Le plus important, c'est de définir les modalités de désignation des conseillers prud'homaux par les organisations syndicales en fonction de leur représentativité sur le territoire concerné. Pourquoi procéder par ordonnance ? Non parce que nous avons quoi que ce soit à vous cacher, mais parce que la multitude d'articles extrêmement techniques nécessaires à la mise en œuvre de cette réforme ne vous aurait sans doute pas véritablement passionnée.

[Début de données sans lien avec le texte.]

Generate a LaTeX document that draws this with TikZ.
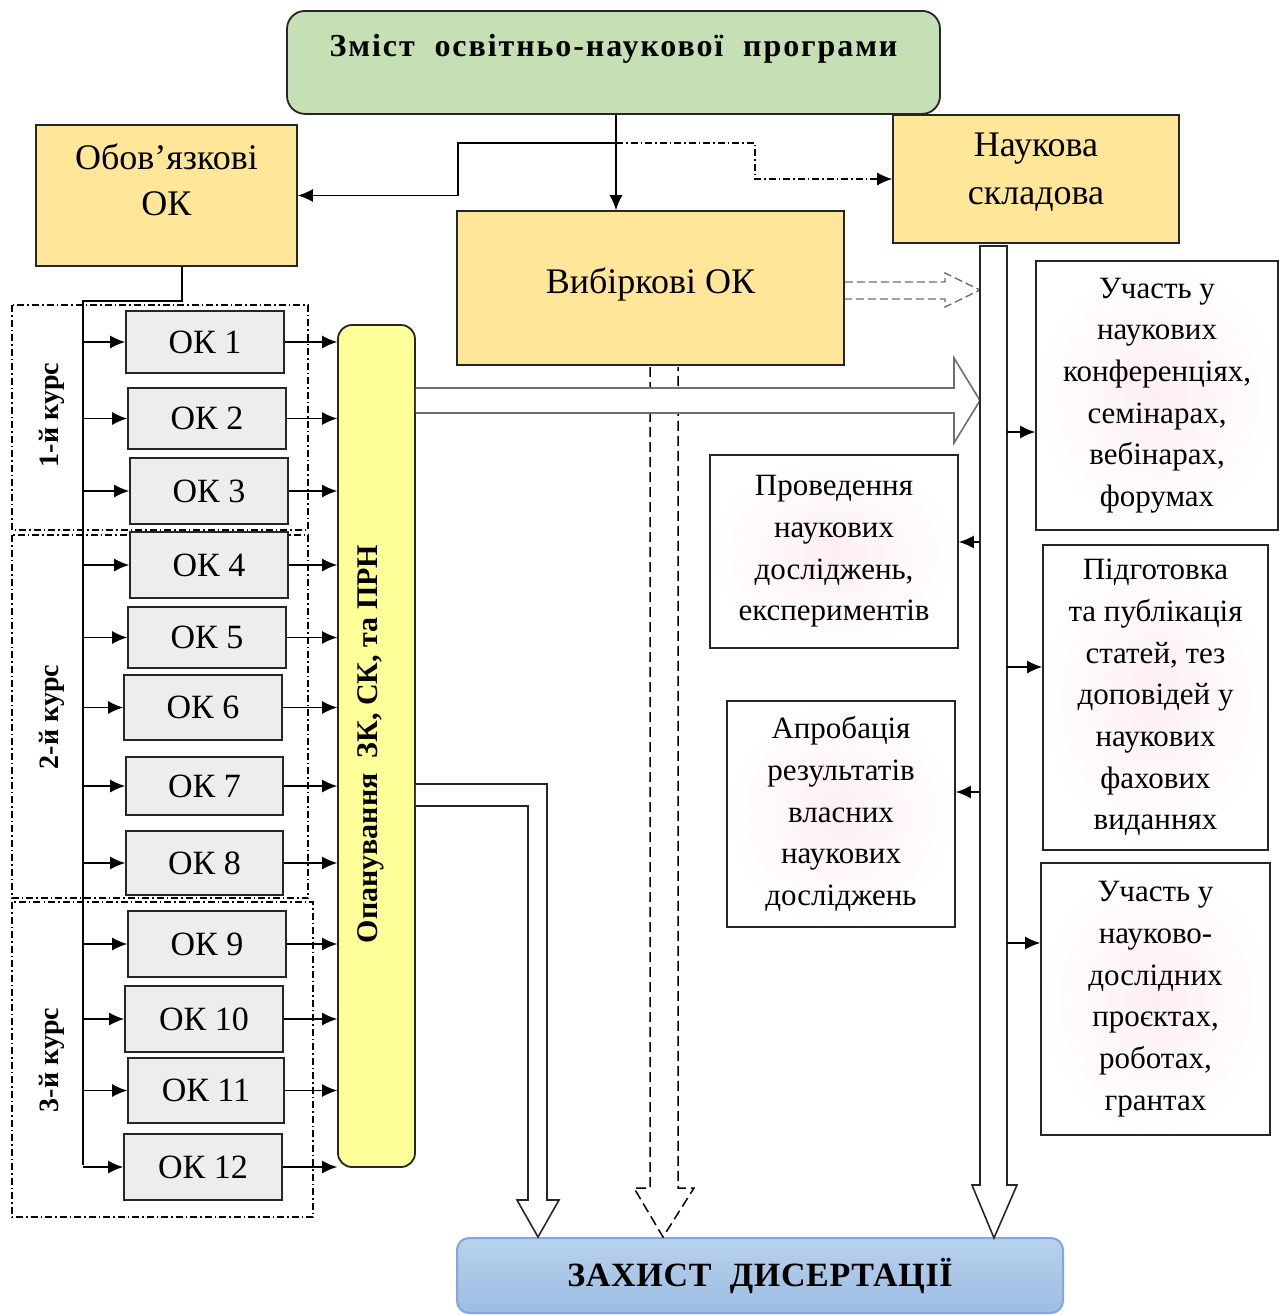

En définitive, le principe - il peut être contesté -, c'est la désignation par les organisations syndicales ; la modalité, c'est la représentativité sur le ressort du tribunal concerné.

Telles sont les grandes lignes de la réforme dont nous aurons à débattre ici même, madame la sénatrice.

M. le président. La parole est à Mme Isabelle Debré, pour la réplique.

Mme Isabelle Debré. Notre groupe s'oppose à ce que cette réforme soit menée au moyen d'un projet de loi qui, d'une part, est examiné selon la procédure accélérée, et, d'autre part, habilite le Gouvernement à légiférer par ordonnance, dessaisissant ainsi totalement le Parlement.

Je persiste et je signe, monsieur le ministre : pour moi, comme pour d'autres d'ailleurs, le fait que seuls les salariés pourraient constituer une liste contreviendrait, je le crains, au principe constitutionnel d'égal accès aux emplois publics.